Numerous centrality measures have been developed to quantify the importances of nodes in time-independent networks, and many of them can be expressed as the leading eigenvector of some matrix. With the increasing availability of network data that changes in time, it is important to extend such eigenvector-based centrality measures to time-dependent networks. In this paper, we introduce a principled generalization of network centrality measures that is valid for any eigenvector-based centrality. We consider a temporal network with N nodes as a sequence of T layers that describe the network during different time windows, and we couple centrality matrices for the layers into a supra-centrality matrix of size NT × NT whose dominant eigenvector gives the centrality of each node i at each time t.
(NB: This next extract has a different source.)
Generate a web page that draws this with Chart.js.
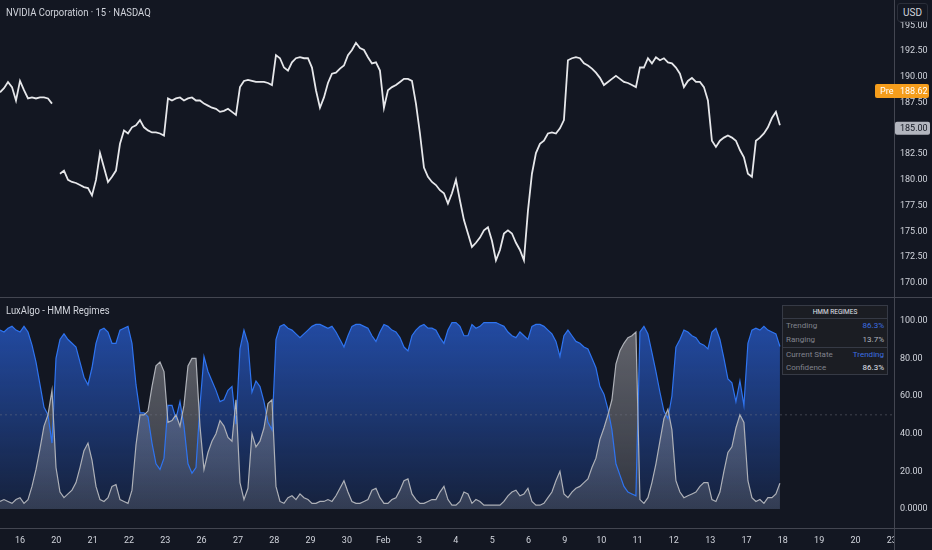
<!DOCTYPE html>
<html>
<head>
<meta charset="utf-8">
<title>NVIDIA 15 - LuxAlgo HMM Regimes</title>
<script src="https://cdn.jsdelivr.net/npm/chart.js@4.4.1/dist/chart.umd.min.js"></script>
<style>
  html, body { margin: 0; padding: 0; background: #131722; overflow: hidden; }
  #wrap { position: relative; width: 932px; height: 550px; color: #d1d4dc; }
  #priceBox { position: absolute; left: 0; top: 0; width: 932px; height: 297px; }
  #regimeBox { position: absolute; left: 0; top: 298px; width: 932px; height: 252px; }
  canvas { display: block; }
  .line { position: absolute; background: #434651; }
  .title { position: absolute; font-size: 11px; white-space: nowrap; transform-origin: 0 50%; }
  #usd { position: absolute; left: 897px; top: 3px; width: 31px; height: 19px; border: 1px solid #2a2e39; border-radius: 3px;
         background: #131722; font-size: 10px; line-height: 18px; text-align: center; box-sizing: border-box; }
  #cornerMask { position: absolute; left: 895px; top: 529px; width: 37px; height: 21px; background: #131722; }
  #hmmTable { position: absolute; left: 782px; top: 305px; width: 106px; height: 70px; box-sizing: border-box;
              background: #1b1d23; border: 1px solid #363a45; font-size: 8px; }
  #hmmTable .hdr { height: 12px; line-height: 12px; text-align: center; color: #e0e3eb; font-size: 6.5px; border-bottom: 1px solid #363a45; }
  #hmmTable .row { height: 14px; line-height: 14px; padding: 0 3px 0 3px; display: flex; justify-content: space-between; color: #80838d; }
  #hmmTable .row.sep { border-top: 1px solid #363a45; height: 13px; line-height: 13px; }
  #hmmTable .blue { color: #3b6fe0; }
  #hmmTable .light { color: #b2b5be; }
  #hmmTable .white { color: #e0e3eb; }
</style>
</head>
<body>
<div id="wrap">
  <div id="priceBox"><canvas id="priceChart" width="932" height="297"></canvas></div>
  <div id="regimeBox"><canvas id="regimeChart" width="932" height="252"></canvas></div>
  <div class="line" style="left:0; top:297px; width:932px; height:1px;"></div>
  <div id="cornerMask"></div>
  <div class="line" style="left:0; top:528px; width:932px; height:1px;"></div>
  <div class="line" style="left:894px; top:528px; width:1px; height:22px;"></div>
  <div class="title" style="left:6px; top:6px;">NVIDIA Corporation · 15 · NASDAQ</div>
  <div class="title" style="left:6px; top:304px;">LuxAlgo - HMM Regimes</div>
  <div id="usd">USD</div>
  <div id="hmmTable">
    <div class="hdr">HMM REGIMES</div>
    <div class="row"><span>Trending</span><span class="blue" id="valTrend"></span></div>
    <div class="row"><span>Ranging</span><span class="light" id="valRange"></span></div>
    <div class="row sep"><span>Current State</span><span class="blue" id="valState"></span></div>
    <div class="row"><span>Confidence</span><span class="white" id="valConf"></span></div>
  </div>
</div>

<script>
// sessions on the time axis (one tick per trading day)
const dayLabels = ['16', '20', '21', '22', '23', '26', '27', '28', '29', '30', 'Feb', '3', '4', '5', '6', '9', '10', '11', '12', '13', '17', '18', '19', '20', '23'];
const dayTicks = dayLabels.map((_, i) => i);

const priceTicks = [170, 172.5, 175, 177.5, 180, 182.5, 185, 187.5, 190, 192.5, 195];
const regimeTicks = [0, 20, 40, 60, 80, 100];

// NVDA 15m closes, one sample every ~1/9 session
const closePrices = [
  188.5, 188.9, 189.5, 189.0, 187.7, 189.6, 188.7, 187.9, 188.0, 187.9,
  188.0, 188.0, 187.9, 187.4, null, 180.6, 180.9, 180.0, 179.8, 179.7,
  179.5, 179.3, 179.2, 178.5, 180.0, 182.6, 181.2, 179.8, 180.3, 180.9,
  183.5, 184.8, 184.5, 185.1, 185.3, 185.8, 185.1, 184.8, 184.6, 184.6,
  184.5, 184.3, 187.9, 187.7, 187.9, 188.0, 187.7, 187.9, 188.0, 187.7,
  187.7, 187.4, 187.2, 187.0, 186.9, 186.6, 186.7, 186.9, 186.6, 186.3,
  189.0, 189.6, 189.7, 189.6, 189.5, 189.5, 189.5, 189.4, 189.2, 192.1,
  191.8, 190.9, 190.6, 191.4, 191.8, 191.9, 191.8, 191.8, 190.9, 188.7,
  187.0, 188.0, 189.4, 190.3, 190.4, 190.8, 191.1, 192.1, 192.6, 193.3,
  192.8, 192.6, 191.9, 191.3, 191.4, 190.6, 187.0, 188.7, 189.0, 189.2,
  189.5, 189.8, 189.8, 189.6, 187.4, 184.5, 181.2, 180.3, 179.8, 179.5,
  179.0, 178.7, 177.7, 178.7, 180.0, 178.0, 176.1, 174.8, 173.5, 173.9,
  174.4, 175.1, 175.4, 174.1, 172.2, 173.2, 174.8, 175.1, 174.8, 173.9,
  173.2, 172.2, 177.0, 180.6, 182.6, 183.5, 183.8, 184.5, 184.6, 184.5,
  185.0, 185.8, 191.6, 191.8, 191.9, 191.8, 191.3, 191.1, 190.8, 190.4,
  189.9, 189.2, 189.5, 189.8, 190.1, 189.8, 189.5, 189.4, 189.2, 189.0,
  190.9, 190.9, 191.8, 191.3, 191.9, 191.6, 191.8, 191.4, 191.3, 190.9,
  190.3, 189.0, 189.6, 189.9, 189.5, 189.5, 189.0, 187.7, 183.8, 183.2,
  183.8, 184.1, 184.3, 184.1, 183.8, 182.9, 182.2, 180.6, 180.3, 183.8,
  184.1, 184.5, 185.1, 186.0, 186.6, 185.3
];

// HMM state probabilities (%)
const trendProb = [
  95, 94, 96, 97, 95, 94, 97, 94, 87, 78,
  66, 54, 50, 35, 80, 90, 93, 90, 88, 86,
  78, 70, 66, 75, 88, 95, 96, 94, 88, 88,
  95, 96, 97, 88, 66, 51, 51, 49, 35, 24,
  21, 27, 55, 55, 48, 57, 44, 24, 19, 22,
  55, 81, 73, 68, 63, 57, 58, 63, 65, 45,
  85, 95, 88, 62, 68, 65, 57, 46, 42, 90,
  97, 98, 96, 95, 93, 91, 93, 95, 97, 98,
  98, 97, 96, 97, 94, 90, 86, 92, 97, 98,
  98, 97, 96, 92, 89, 94, 98, 97, 95, 94,
  91, 86, 84, 92, 95, 97, 98, 96, 96, 95,
  91, 88, 95, 99, 99, 97, 92, 92, 98, 96,
  97, 99, 99, 99, 99, 98, 97, 94, 92, 91,
  94, 92, 90, 97, 98, 98, 97, 95, 93, 89,
  81, 92, 95, 92, 89, 88, 86, 85, 80, 75,
  65, 61, 53, 42, 24, 18, 12, 9, 8, 7,
  94, 97, 93, 83, 73, 62, 52, 48, 60, 86,
  90, 95, 94, 92, 91, 88, 87, 85, 94, 96,
  90, 80, 69, 67, 57, 68, 55, 88, 95, 96,
  95, 97, 95, 94, 93, 86.3
];
const rangeProb = [
  4, 5, 4, 3, 5, 6, 3, 5, 12, 21,
  32, 44, 50, 63, 22, 9, 6, 8, 10, 14,
  22, 31, 35, 26, 12, 5, 4, 6, 12, 13,
  5, 4, 3, 10, 34, 50, 50, 52, 65, 76,
  78, 73, 46, 47, 50, 44, 55, 76, 80, 80,
  44, 21, 30, 36, 40, 47, 44, 38, 36, 58,
  14, 5, 11, 40, 33, 36, 43, 56, 58, 12,
  4, 3, 6, 7, 5, 8, 6, 5, 3, 3,
  4, 4, 5, 4, 7, 11, 15, 9, 4, 3,
  3, 4, 5, 10, 11, 6, 3, 3, 5, 6,
  10, 15, 16, 8, 5, 3, 3, 4, 5, 5,
  9, 12, 5, 2, 2, 4, 9, 8, 3, 5,
  4, 2, 2, 2, 2, 2, 4, 7, 9, 10,
  7, 8, 11, 4, 2, 2, 3, 6, 9, 15,
  20, 8, 6, 9, 11, 12, 14, 16, 22, 27,
  37, 43, 50, 58, 77, 84, 88, 91, 92, 94,
  5, 3, 6, 14, 24, 36, 48, 53, 42, 15,
  9, 6, 7, 8, 9, 12, 14, 14, 5, 4,
  9, 20, 30, 33, 43, 50, 46, 15, 6, 4,
  5, 3, 6, 6, 8, 13.7
];

const PRE_PRICE = 188.62;
const LAST_PRICE = 185.00;
const MID_LEVEL = 50;

// time layout (in sessions)
const X_MIN = -0.55;
const X_MAX = 24.06;
const SAMPLE_STEP = 0.1101;
const PRICE_MIN = 168.64, PRICE_MAX = 197.45;
const REGIME_MIN = -10.1, REGIME_MAX = 112.05;

const TEXT = '#d1d4dc';
const AXIS = '#434651';

// narrow face if the machine has it, otherwise Roboto squeezed down
function fontAvailable(name) {
  const c = document.createElement('canvas').getContext('2d');
  c.font = '20px monospace';
  const w1 = c.measureText('mmmwwiil1234.50').width;
  c.font = "20px '" + name + "', monospace";
  return c.measureText('mmmwwiil1234.50').width !== w1;
}
const NARROW = fontAvailable('Liberation Sans Narrow');
const FAMILY = NARROW ? "'Liberation Sans Narrow', sans-serif" : 'Roboto, sans-serif';
const AXIS_SIZE = NARROW ? 10.5 : 9;
const AXIS_FONT = { family: FAMILY, size: AXIS_SIZE };

document.getElementById('wrap').style.fontFamily = FAMILY;
if (!NARROW) {
  document.querySelectorAll('.title').forEach(el => { el.style.transform = 'scaleX(0.86)'; });
}

function toPoints(values) {
  return values.map((v, i) => ({ x: X_MIN + i * SAMPLE_STEP, y: v }));
}

function fixYAxis(scale) {
  scale.width = 38;
  scale.paddingTop = 0;
  scale.paddingBottom = 0;
}

function fixXAxis(scale) {
  scale.height = 22;
  scale.paddingLeft = 0;
  scale.paddingRight = 0;
}

function yAxis(min, max, ticks, fmt) {
  return {
    position: 'right', min: min, max: max,
    afterFit: fixYAxis,
    afterBuildTicks: s => { s.ticks = ticks.map(v => ({ value: v })); },
    grid: { display: false, drawTicks: false, tickLength: 0 },
    border: { color: AXIS, width: 1 },
    ticks: { color: TEXT, font: AXIS_FONT, padding: 6, callback: fmt }
  };
}

function paneGradient(context, stops) {
  const chart = context.chart;
  if (!chart.chartArea) return 'transparent';
  const y = chart.scales.y;
  const g = chart.ctx.createLinearGradient(0, y.getPixelForValue(100), 0, y.getPixelForValue(0));
  stops.forEach(s => g.addColorStop(s[0], s[1]));
  return g;
}

function drawTag(ctx, x, yMid, w, h, bg, parts) {
  ctx.save();
  ctx.fillStyle = bg;
  ctx.beginPath();
  ctx.roundRect(x, yMid - h / 2, w, h, 2);
  ctx.fill();
  ctx.font = AXIS_SIZE + 'px ' + FAMILY;
  ctx.textBaseline = 'middle';
  ctx.textAlign = 'left';
  parts.forEach(p => {
    ctx.fillStyle = p.color;
    ctx.fillText(p.text, p.x, yMid + 0.5);
  });
  ctx.restore();
}

const priceTags = {
  id: 'priceTags',
  afterDraw(chart) {
    const { ctx, chartArea, scales } = chart;
    const r = chartArea.right;
    drawTag(ctx, r + 1, scales.y.getPixelForValue(LAST_PRICE), 35, 13, '#b2b5be',
      [{ text: LAST_PRICE.toFixed(2), x: r + 6, color: '#131722' }]);
    drawTag(ctx, r - 19, scales.y.getPixelForValue(PRE_PRICE), 54, 14, '#f59d1c',
      [{ text: 'Pre', x: r - 14, color: '#ffffff' }, { text: PRE_PRICE.toFixed(2), x: r + 6, color: '#ffffff' }]);
  }
};

const baseOptions = {
  responsive: false,
  animation: false,
  events: [],
  layout: { padding: 0 },
  plugins: { legend: { display: false }, tooltip: { enabled: false } }
};

new Chart(document.getElementById('priceChart'), {
  type: 'line',
  data: {
    datasets: [{
      data: toPoints(closePrices),
      borderColor: '#e6e7ea',
      borderWidth: 1.8,
      pointRadius: 0,
      tension: 0,
      spanGaps: false
    }]
  },
  options: Object.assign({}, baseOptions, {
    scales: {
      x: { type: 'linear', min: X_MIN, max: X_MAX, display: false },
      y: yAxis(PRICE_MIN, PRICE_MAX, priceTicks, v => v.toFixed(2))
    }
  }),
  plugins: [priceTags]
});

new Chart(document.getElementById('regimeChart'), {
  type: 'line',
  data: {
    datasets: [
      {
        label: 'Trending',
        data: toPoints(trendProb),
        borderColor: '#2f74f0',
        borderWidth: 1.2,
        pointRadius: 0,
        tension: 0,
        fill: 'origin',
        order: 2,
        backgroundColor: ctx => paneGradient(ctx, [
          [0, 'rgba(45,110,250,0.6)'], [0.5, 'rgba(45,110,250,0.36)'], [1, 'rgba(45,110,250,0.12)']
        ])
      },
      {
        label: 'Ranging',
        data: toPoints(rangeProb),
        borderColor: '#aeb1b8',
        borderWidth: 1.2,
        pointRadius: 0,
        tension: 0,
        fill: 'origin',
        order: 1,
        backgroundColor: ctx => paneGradient(ctx, [
          [0, 'rgba(150,150,156,0.62)'], [0.6, 'rgba(140,142,150,0.42)'], [1, 'rgba(140,143,152,0.24)']
        ])
      },
      {
        label: 'Mid',
        data: [{ x: X_MIN, y: MID_LEVEL }, { x: X_MAX, y: MID_LEVEL }],
        borderColor: 'rgba(120,123,134,0.45)',
        borderWidth: 1,
        borderDash: [2, 3],
        pointRadius: 0,
        fill: false,
        order: 0
      }
    ]
  },
  options: Object.assign({}, baseOptions, {
    plugins: Object.assign({}, baseOptions.plugins, { filler: { drawTime: 'beforeDatasetsDraw' } }),
    scales: {
      x: {
        type: 'linear', min: X_MIN, max: X_MAX,
        afterFit: fixXAxis,
        afterBuildTicks: s => { s.ticks = dayTicks.map(v => ({ value: v })); },
        grid: { display: false, drawTicks: false, tickLength: 0 },
        border: { color: AXIS, width: 1 },
        ticks: { color: TEXT, font: AXIS_FONT, padding: 7, autoSkip: false, maxRotation: 0,
                 callback: (v, i) => dayLabels[i] }
      },
      y: yAxis(REGIME_MIN, REGIME_MAX, regimeTicks, v => v === 0 ? '0.0000' : v.toFixed(2))
    }
  })
});

const lastTrend = trendProb[trendProb.length - 1];
const lastRange = rangeProb[rangeProb.length - 1];
document.getElementById('valTrend').textContent = lastTrend.toFixed(1) + '%';
document.getElementById('valRange').textContent = lastRange.toFixed(1) + '%';
document.getElementById('valState').textContent = lastTrend >= lastRange ? 'Trending' : 'Ranging';
document.getElementById('valConf').textContent = Math.max(lastTrend, lastRange).toFixed(1) + '%';
</script>
</body>
</html>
We refer to this eigenvector and its components as a joint centrality, as it reflects the importances of both the node i and the time layer t. We also introduce the concepts of marginal and conditional centralities, which facilitate the study of centrality trajectories over time. We find that the strength of coupling between layers is important for determining multiscale properties of centrality, such as localization phenomena and the time scale of centrality changes. In the strong-coupling regime, we derive expressions for time-averaged centralities, which are given by the zeroth-order terms of a singular perturbation expansion. We also study first-order terms to obtain first-order-mover scores, which concisely describe the magnitude of nodes' centrality changes over time. As examples, we apply our method to three empirical temporal networks: the United States Ph.D. exchange in mathematics, costarring relationships among top-billed actors during the Golden Age of Hollywood, and citations of decisions from the United States Supreme Court.